Xenoblade Chronicles X on the Wii U was well received critically for the most part but there was no one to play it as it came along late in the console’s life. Xenoblade Chronicles X put players in a sprawling, alien world and invited them to explore it. Now there have been console games that have done this concept and have been far more successful in their execution such as Skyrim, a game that has a promised release on Switch even though it isn’t the remastered version its endless list of quests seems far less daunting as commuter’s distraction.
In the same way, were Chronicle X released on Switch (unlikely as the studio who made it is busy making Xenblade Chronicles 2) it might bring lapsed players, and those who were interested in the Wii U release, to the table. Plus, in Xenoblade Chronicles X, players got to pilot a mech and who doesn’t want to do that? Remember those Japanophiles?
Yet the most compelling reason for Nintendo to release Wii U titles on the Switch is something they’ve never been very good at tapping into: mind-share. When rumours started flying that the Switch would enable you to revisit Gamecube games it’s fair to say the internet made its thoughts pretty clear on whether that would be a good thing. Now, it is not uncommon for Nintendo to misread its audience but looking at indie games like Fast Racing RMX (F-Zero), Wargroove (Advance Wars) and Yukelaylee (Banjo-Kazooie) that have been released or are due to be released, it us clear that people are nostalgic for Nintendo games outside of Mario and Zelda, and Nintendo knows this.

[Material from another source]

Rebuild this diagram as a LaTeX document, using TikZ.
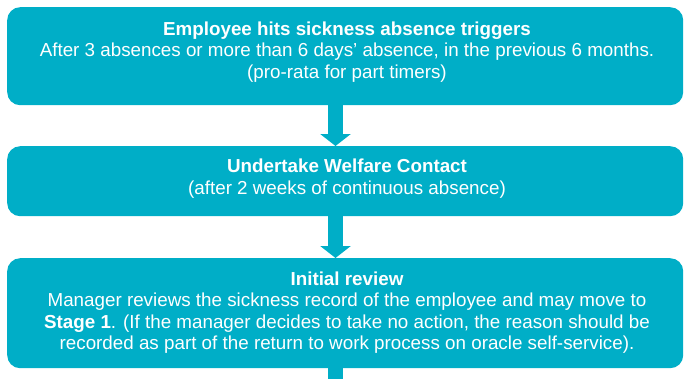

So why not get something weird and interesting like the Wonderful 101 on the Switch? Switch owners want games like this because it reminds them of a time when Nintendo invested in something other than squat plumbers, ie, third party titles. Speaking of third parties, remember when games like Mass Effect 3, Batman: Arkham Origins and Assassin’s Creed 3 released on Wii U? No? Why would you? They were the worst way to play those games. But imagine if you could play them on a long haul flight? Even the morose Assassin’s Creed 3 could offer some amusement on a Switch screen where it couldn’t if it were played at home.
So if among Nintendo’s E3 announcements are 10 re-releases of old software, then that will be 10 more reasons to own a Switch because as with the Wii, Nintendo have managed to make the old new again and put the past in the hands of the future.